» **Problem description**: Write out exactly the lines of the entries below from the one holding "Generate a component" to the one holding "const yTicks = [0, 20, 40, 60, 80, 100];", inclusive, and leave out all other lines.

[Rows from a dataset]

☆ ☆ ☆ ☆

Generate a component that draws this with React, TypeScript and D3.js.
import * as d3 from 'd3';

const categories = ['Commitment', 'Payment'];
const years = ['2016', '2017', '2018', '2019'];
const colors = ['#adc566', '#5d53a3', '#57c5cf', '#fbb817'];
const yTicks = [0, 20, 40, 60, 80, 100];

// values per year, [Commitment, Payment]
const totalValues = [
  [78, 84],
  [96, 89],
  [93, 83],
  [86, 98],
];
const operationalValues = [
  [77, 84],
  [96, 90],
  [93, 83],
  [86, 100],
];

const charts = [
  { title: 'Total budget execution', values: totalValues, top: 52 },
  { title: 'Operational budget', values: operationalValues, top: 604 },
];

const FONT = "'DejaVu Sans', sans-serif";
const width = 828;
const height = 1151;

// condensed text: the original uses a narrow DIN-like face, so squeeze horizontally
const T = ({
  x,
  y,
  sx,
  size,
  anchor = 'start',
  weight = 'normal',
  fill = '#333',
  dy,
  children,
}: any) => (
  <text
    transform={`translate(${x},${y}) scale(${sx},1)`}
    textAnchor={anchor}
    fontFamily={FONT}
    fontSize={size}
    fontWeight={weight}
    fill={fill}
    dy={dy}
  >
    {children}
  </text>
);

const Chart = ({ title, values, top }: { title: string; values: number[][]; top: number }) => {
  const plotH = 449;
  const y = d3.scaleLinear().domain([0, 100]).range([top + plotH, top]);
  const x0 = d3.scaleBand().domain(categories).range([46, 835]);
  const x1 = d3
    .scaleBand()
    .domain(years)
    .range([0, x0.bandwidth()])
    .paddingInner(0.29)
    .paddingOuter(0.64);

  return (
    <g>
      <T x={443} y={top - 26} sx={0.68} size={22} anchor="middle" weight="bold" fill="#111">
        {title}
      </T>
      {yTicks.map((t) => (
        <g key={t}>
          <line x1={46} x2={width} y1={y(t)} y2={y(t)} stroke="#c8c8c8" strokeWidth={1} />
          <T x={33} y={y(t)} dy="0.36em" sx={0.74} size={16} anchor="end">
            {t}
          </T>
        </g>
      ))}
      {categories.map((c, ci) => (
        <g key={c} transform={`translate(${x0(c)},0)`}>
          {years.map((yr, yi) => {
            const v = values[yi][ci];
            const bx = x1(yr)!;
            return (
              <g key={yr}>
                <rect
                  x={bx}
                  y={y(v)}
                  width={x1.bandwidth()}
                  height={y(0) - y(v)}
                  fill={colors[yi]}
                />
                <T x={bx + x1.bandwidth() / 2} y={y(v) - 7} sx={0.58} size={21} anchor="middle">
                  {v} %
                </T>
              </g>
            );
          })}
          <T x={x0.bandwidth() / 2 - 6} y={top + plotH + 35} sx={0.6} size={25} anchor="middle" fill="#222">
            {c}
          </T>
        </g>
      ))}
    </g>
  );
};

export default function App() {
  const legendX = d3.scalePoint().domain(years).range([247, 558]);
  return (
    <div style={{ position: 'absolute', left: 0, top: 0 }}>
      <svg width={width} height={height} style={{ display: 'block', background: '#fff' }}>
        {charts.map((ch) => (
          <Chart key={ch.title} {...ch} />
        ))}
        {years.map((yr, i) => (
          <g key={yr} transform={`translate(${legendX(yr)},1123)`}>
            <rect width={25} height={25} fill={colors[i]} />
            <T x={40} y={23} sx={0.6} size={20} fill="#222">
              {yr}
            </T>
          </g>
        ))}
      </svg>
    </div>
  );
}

☆ ☆ ☆ ☆

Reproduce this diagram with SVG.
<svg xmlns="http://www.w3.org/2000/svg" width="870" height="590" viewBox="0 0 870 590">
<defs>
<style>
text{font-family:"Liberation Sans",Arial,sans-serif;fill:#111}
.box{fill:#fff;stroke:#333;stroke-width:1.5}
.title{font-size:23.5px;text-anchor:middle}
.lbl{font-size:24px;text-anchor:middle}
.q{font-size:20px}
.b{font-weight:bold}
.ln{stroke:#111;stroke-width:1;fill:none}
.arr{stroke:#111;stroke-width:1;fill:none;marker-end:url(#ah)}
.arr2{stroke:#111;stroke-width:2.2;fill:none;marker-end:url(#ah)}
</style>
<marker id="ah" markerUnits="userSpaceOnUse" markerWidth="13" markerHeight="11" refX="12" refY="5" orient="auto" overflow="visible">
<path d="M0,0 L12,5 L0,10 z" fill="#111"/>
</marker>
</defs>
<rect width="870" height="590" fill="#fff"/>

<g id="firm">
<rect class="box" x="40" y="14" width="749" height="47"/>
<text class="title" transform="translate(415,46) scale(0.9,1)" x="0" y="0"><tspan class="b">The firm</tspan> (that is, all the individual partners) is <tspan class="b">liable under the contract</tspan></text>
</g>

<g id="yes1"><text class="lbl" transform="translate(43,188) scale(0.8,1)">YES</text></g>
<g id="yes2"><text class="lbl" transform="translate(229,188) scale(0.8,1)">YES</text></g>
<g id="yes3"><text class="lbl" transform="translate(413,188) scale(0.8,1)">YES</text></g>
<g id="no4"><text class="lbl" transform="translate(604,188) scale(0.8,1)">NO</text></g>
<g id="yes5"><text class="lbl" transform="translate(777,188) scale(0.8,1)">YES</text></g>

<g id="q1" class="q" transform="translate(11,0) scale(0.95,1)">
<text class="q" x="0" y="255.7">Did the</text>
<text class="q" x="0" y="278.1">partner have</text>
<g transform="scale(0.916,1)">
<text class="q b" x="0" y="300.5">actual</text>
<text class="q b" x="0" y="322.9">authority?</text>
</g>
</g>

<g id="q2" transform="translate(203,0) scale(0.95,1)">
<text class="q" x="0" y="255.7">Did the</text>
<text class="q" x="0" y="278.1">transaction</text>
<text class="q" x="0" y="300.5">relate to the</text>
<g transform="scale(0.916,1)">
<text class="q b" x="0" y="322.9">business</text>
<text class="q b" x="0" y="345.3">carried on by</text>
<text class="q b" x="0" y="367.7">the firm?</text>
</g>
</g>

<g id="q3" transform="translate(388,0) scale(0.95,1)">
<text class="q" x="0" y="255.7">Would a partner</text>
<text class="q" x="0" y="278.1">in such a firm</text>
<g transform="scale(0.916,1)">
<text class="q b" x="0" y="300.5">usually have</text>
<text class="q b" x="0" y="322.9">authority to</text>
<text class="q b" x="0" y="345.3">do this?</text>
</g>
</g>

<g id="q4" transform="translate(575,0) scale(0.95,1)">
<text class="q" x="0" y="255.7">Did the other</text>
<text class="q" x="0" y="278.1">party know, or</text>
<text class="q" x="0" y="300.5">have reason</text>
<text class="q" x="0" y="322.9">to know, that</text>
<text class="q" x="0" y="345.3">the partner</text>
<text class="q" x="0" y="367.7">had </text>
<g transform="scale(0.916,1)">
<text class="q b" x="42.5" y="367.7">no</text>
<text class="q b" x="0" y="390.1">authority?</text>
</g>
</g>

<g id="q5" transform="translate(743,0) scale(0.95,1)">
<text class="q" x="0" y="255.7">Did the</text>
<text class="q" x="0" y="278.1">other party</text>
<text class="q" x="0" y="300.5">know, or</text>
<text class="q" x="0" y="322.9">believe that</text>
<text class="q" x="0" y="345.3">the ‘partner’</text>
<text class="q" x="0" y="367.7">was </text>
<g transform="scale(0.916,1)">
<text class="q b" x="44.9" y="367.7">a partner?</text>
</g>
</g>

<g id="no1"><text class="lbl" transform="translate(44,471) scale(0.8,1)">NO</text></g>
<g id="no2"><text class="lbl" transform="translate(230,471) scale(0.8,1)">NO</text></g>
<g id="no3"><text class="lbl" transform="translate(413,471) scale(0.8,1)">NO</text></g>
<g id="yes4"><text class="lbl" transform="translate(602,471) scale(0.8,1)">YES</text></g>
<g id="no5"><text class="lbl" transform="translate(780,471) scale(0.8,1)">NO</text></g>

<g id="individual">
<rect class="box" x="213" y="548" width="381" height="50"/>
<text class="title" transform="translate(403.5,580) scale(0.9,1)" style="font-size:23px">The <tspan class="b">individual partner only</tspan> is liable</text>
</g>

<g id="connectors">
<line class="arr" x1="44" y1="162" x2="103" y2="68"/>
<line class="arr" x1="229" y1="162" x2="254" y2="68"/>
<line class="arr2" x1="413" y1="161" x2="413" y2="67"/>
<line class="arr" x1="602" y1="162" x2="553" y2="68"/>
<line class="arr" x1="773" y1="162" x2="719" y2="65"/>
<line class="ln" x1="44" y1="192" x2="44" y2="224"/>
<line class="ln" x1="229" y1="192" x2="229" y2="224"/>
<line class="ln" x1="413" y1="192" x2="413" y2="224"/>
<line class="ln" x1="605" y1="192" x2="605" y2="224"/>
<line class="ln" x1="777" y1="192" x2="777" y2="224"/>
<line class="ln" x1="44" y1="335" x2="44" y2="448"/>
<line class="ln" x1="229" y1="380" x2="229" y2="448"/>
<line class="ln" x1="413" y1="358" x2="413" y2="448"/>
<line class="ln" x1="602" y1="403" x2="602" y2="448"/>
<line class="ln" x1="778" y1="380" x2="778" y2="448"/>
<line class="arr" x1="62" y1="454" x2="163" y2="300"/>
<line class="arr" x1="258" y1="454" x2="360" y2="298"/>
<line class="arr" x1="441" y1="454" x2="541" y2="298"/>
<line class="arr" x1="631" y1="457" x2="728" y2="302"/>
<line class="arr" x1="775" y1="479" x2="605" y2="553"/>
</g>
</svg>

☆ ☆ ☆ ☆

» **Task output**:
Generate a component that draws this with React, TypeScript and D3.js.
import * as d3 from 'd3';

const categories = ['Commitment', 'Payment'];
const years = ['2016', '2017', '2018', '2019'];
const colors = ['#adc566', '#5d53a3', '#57c5cf', '#fbb817'];
const yTicks = [0, 20, 40, 60, 80, 100];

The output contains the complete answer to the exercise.